Ora la vita nel campus riprende, con fatica, tra gli incubi e i segni ancora evidenti del passato. Non si vuole dimenticare ma si cerca di ricominciare. C'è anche un altro segno: la costruzione di una chiesa, realizzata grazie alla Fondazione Santina Zucchinelli (www.fondazionesantina.org), intitolata alla mamma di un inesauribile sacerdote bergamasco, monsignor Luigi Ginami, che nel settembre scorso è stato a Garissa per mettere le basi di questo progetto. Il pezzo di terra c'è già, non lontano dal campus, e un coraggioso missionario guatemalteco che vive laggiù da anni, padre Ernesto è già al lavoro.
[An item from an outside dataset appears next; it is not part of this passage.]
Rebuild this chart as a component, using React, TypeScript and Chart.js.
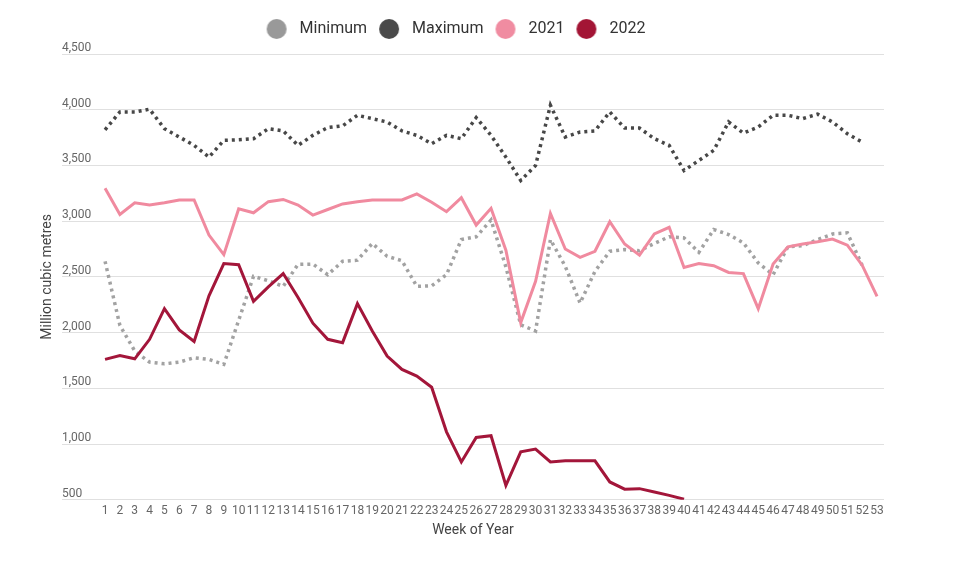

Il racconto dei testimoni di quell'eccidio, raccolto da don Ginami, è sconvolgente: «I terroristi sono entrati alle cinque del mattino dall'ingresso principale. Gli studenti che si dichiaravano cristiani sono statu uccisi immediatamente. Poi è stata la volta della sala di preghiera». Alcuni si sono nascosti, come la giovane Lydia che «verso le otto del mattino chiama la mamma dicendo che si trova nascosta in una camera del dormitorio». Passano sette, drammatiche ore, ma «alle 13.30 il papà di Lidia chiama la figlia e la sente gridare che sta per essere uccisa. Prima che possa finire uno dei terroristi le strappa di mano il telefono e dice al padre che quella sarà l'ultima volta che parla con la figlia .. poi lo sparo».
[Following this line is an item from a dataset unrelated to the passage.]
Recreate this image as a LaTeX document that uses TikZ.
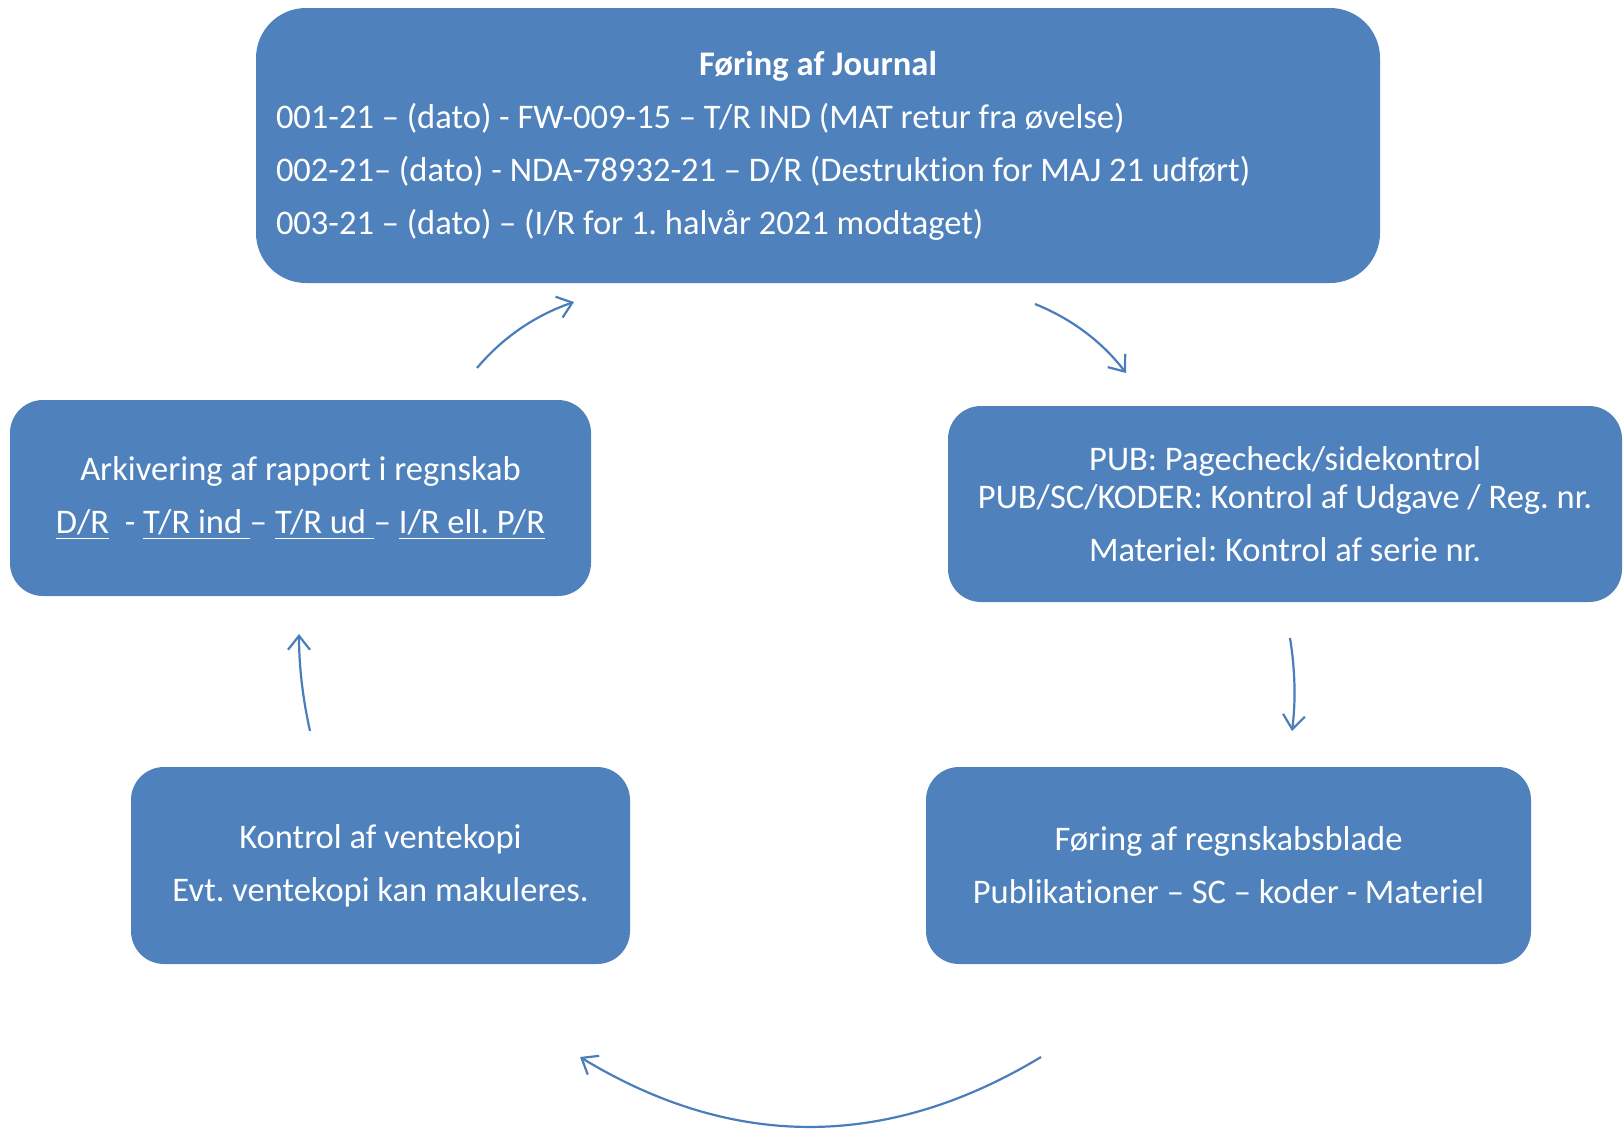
\documentclass[tikz,border=0pt]{standalone}
\usepackage{fontspec}
\setmainfont{Carlito}[Ligatures=NoCommon]
\usetikzlibrary{arrows.meta}
\definecolor{boxblue}{HTML}{4F81BD}
\definecolor{arrowblue}{HTML}{4A7EBB}
\newcommand\ulbox[1]{\setbox0\hbox{#1}\rlap{\rule[-6pt]{\wd0}{1.8pt}}\box0}
\frenchspacing
\begin{document}
\begin{tikzpicture}[x=1pt,y=-1pt,
  box/.style={draw=none, fill=boxblue, text=white, rounded corners=33pt, inner sep=0pt,
    font=\fontsize{34.5}{53}\selectfont\frenchspacing, align=center},
  flow/.style={draw=arrowblue, line width=2.2pt, -{Straight Barb[length=14pt,width=22pt]}}]
\useasboundingbox (0,0) rectangle (1623,1128);
\node[box, minimum width=1124pt, minimum height=275pt, rounded corners=50pt, text width=1084pt, align=flush left] (journal) at (818,145.5)
 {\makebox[1084pt]{\textbf{Føring af Journal}}\\
  001-21 – (dato) - FW-009-15 – T/R IND (MAT retur fra øvelse)\\
  002-21– (dato) - NDA-78932-21 – D/R (Destruktion for MAJ 21 udført)\\
  003-21 – (dato) – (I/R for 1. halvår 2021 modtaget)};
\node[box, minimum width=581pt, minimum height=196pt] (archive) at (300.5,498)
 {Arkivering af rapport i regnskab\\
  \ulbox{D/R}\ \ - \ulbox{T/R ind }– \ulbox{T/R ud }– \ulbox{I/R ell. P/R}};
\node[box, minimum width=674pt, minimum height=196pt, font=\fontsize{34.5}{38}\selectfont\frenchspacing] (check) at (1285,504)
 {PUB: Pagecheck/sidekontrol\\
  PUB/SC/KODER: Kontrol af Udgave / Reg. nr.\\[15pt]
  Materiel: Kontrol af serie nr.};
\node[box, minimum width=605pt, minimum height=197pt] (ledger) at (1228.5,865.5)
 {Føring af regnskabsblade\\ Publikationer – SC – koder - Materiel};
\node[box, minimum width=499pt, minimum height=197pt] (copy) at (380.5,865.5)
 {Kontrol af ventekopi\\ Evt. ventekopi kan makuleres.};
\coordinate (a1s) at (477,368); \coordinate (a1e) at (574,302);
\coordinate (a2s) at (1035,304); \coordinate (a2e) at (1126,373);
\coordinate (a3s) at (1290,638); \coordinate (a3e) at (1292,731);
\coordinate (a4s) at (1041,1057); \coordinate (a4e) at (580,1057);
\coordinate (a5s) at (310,731); \coordinate (a5e) at (299,634);
\draw[flow] (a1s) .. controls (503,337) and (536,315) .. (a1e);
\draw[flow] (a2s) .. controls (1071,318.5) and (1102,341.5) .. (a2e);
\draw[flow] (a3s) .. controls (1295,669) and (1296,700) .. (a3e);
\draw[flow] (a4s) .. controls (887,1150) and (733,1150) .. (a4e);
\draw[flow] (a5s) .. controls (303,699.5) and (299,667.5) .. (a5e);
\end{tikzpicture}
\end{document}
Il racconto di questa visita sui luoghi del martirio, anzi di questo «pellegrinaggio» , come lo chiama don Ginami, è contenuto in un volume intitolato «Opere di Luce» (edizioni Marna), uscito nei giorni scorsi e scritto dal sacerdote insieme con la giornalista di Rainews 24, Vania De Luca.
Ora l'università risorge e accanto a essa ci sarà un segno di pace e di dialogo, una chiesa con una scuola per bambini. Commenta monsignor Guillermo Karcher, uno dei più stretti collaboratori del pontefice: «La scommessa di costruire un luogo di culto cristiano in una terra bagnata dal sangue di 148 giovani martiri uccisi per il semplice fatto di essere cristiani costituisce un seme di speranza, un faro di luce nelle tenebre della disperazione e dello sconforto». Un messaggio di riconciliazione nell'anno del Giubileo della misericordia.
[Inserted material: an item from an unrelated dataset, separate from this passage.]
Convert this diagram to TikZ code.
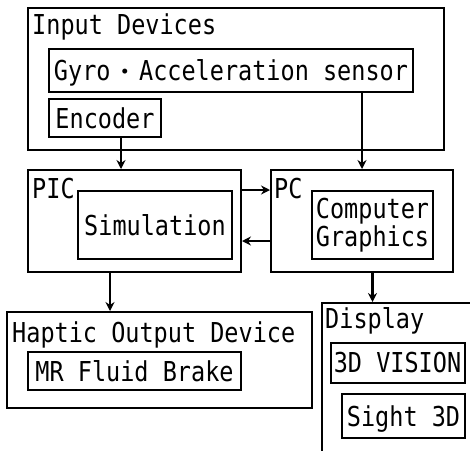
\documentclass[tikz,border=0pt]{standalone}
\usepackage{fontspec}
\newfontfamily\gmono[FakeStretch=0.858]{DejaVu Sans Mono}
\newfontfamily\cjk{Noto Sans CJK JP}
\usetikzlibrary{arrows.meta}
\tikzset{
  lbl/.style={font=\gmono\fontsize{27.4}{23}\selectfont},
  box/.style={draw, line width=2pt, inner sep=0pt, lbl},
  capc/.style={text height=20pt, text depth=0pt},
  ttl/.style={lbl, anchor=base west, inner sep=0pt},
  arr/.style={line width=2.6pt, -{Stealth[length=9pt,width=9pt]}},
}
\begin{document}
\begin{tikzpicture}[x=1pt,y=-1pt]
\useasboundingbox (0,0) rectangle (470,450);
\clip (0,0) rectangle (470,450);
\fill[white] (0,0) rectangle (470,450);
% Input devices
\node[box, minimum width=416pt, minimum height=142pt] (indev) at (236,79) {};
\node[ttl] (indevt) at (32,34) {Input Devices};
\node[box, capc, minimum width=364pt, minimum height=43pt] (gyro) at (231,70.5) {Gyro\hspace{2.5pt}{\cjk\fontsize{23.5}{23}\selectfont ・}\hspace{2.5pt}Acceleration sensor};
\node[box, capc, minimum width=112pt, minimum height=38pt] (enc) at (105,118) {Encoder};
% PIC
\node[box, minimum width=213pt, minimum height=102pt] (pic) at (134.5,221) {};
\node[ttl] (pict) at (32,198) {PIC};
\node[box, capc, minimum width=154pt, minimum height=68pt] (sim) at (155,225) {Simulation};
% PC
\node[box, minimum width=182pt, minimum height=102pt] (pc) at (362,221) {};
\node[ttl] (pct) at (274,198) {PC};
\node[box, minimum width=121pt, minimum height=68pt, align=center] (cg) at (372.5,225) {Computer\\Graphics};
% Haptic
\node[box, minimum width=305pt, minimum height=96pt] (hap) at (159.5,360) {};
\node[ttl] (hapt) at (12,342) {Haptic Output Device};
\node[box, capc, minimum width=213pt, minimum height=38pt] (mr) at (134.5,371) {MR Fluid Brake};
% Display
\node[box, minimum width=168pt, minimum height=168pt] (disp) at (405.5,387) {};
\node[ttl] (dispt) at (325,328) {Display};
\node[box, capc, minimum width=134pt, minimum height=40pt] (v3d) at (397.5,362.5) {3D VISION};
\node[box, capc, minimum width=123pt, minimum height=44pt] (s3d) at (403.5,416) {Sight 3D};
% arrows
\draw[arr] ([xshift=16pt]enc.south) -- ([xshift=16pt]enc.south |- pic.north);
\draw[arr] (pc.north |- gyro.south) -- (pc.north);
\draw[arr] (pic.east |- sim.north) -- (pc.west |- sim.north);
\draw[arr] ([yshift=-20pt]pc.west) -- ([yshift=-20pt]pic.east);
\draw[arr] ([xshift=-24.5pt]pic.south) -- ([xshift=-24.5pt]pic.south |- hap.north);
\draw[arr] (cg.south |- pc.south) -- (cg.south |- disp.north);
\end{tikzpicture}
\end{document}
Ma le «Opere di Luce», raccontante nel libro e realizzate dalla Fondazione Santina e dall'Associazione Amici di Santina Zucchinelli coprono tutto il mondo: dall'oratorio parrocchiale nella striscia di Gaza alla cucina in Brasile, dalla chiesa in Perù all'orfanotrofio in Vietnam. Incluso un programma di adozione a distanza. E' la testimonianza di una Chiesa che, come chiede il Papa, ha scelto le periferie per incontrare Cristo nei più poveri e sofferenti.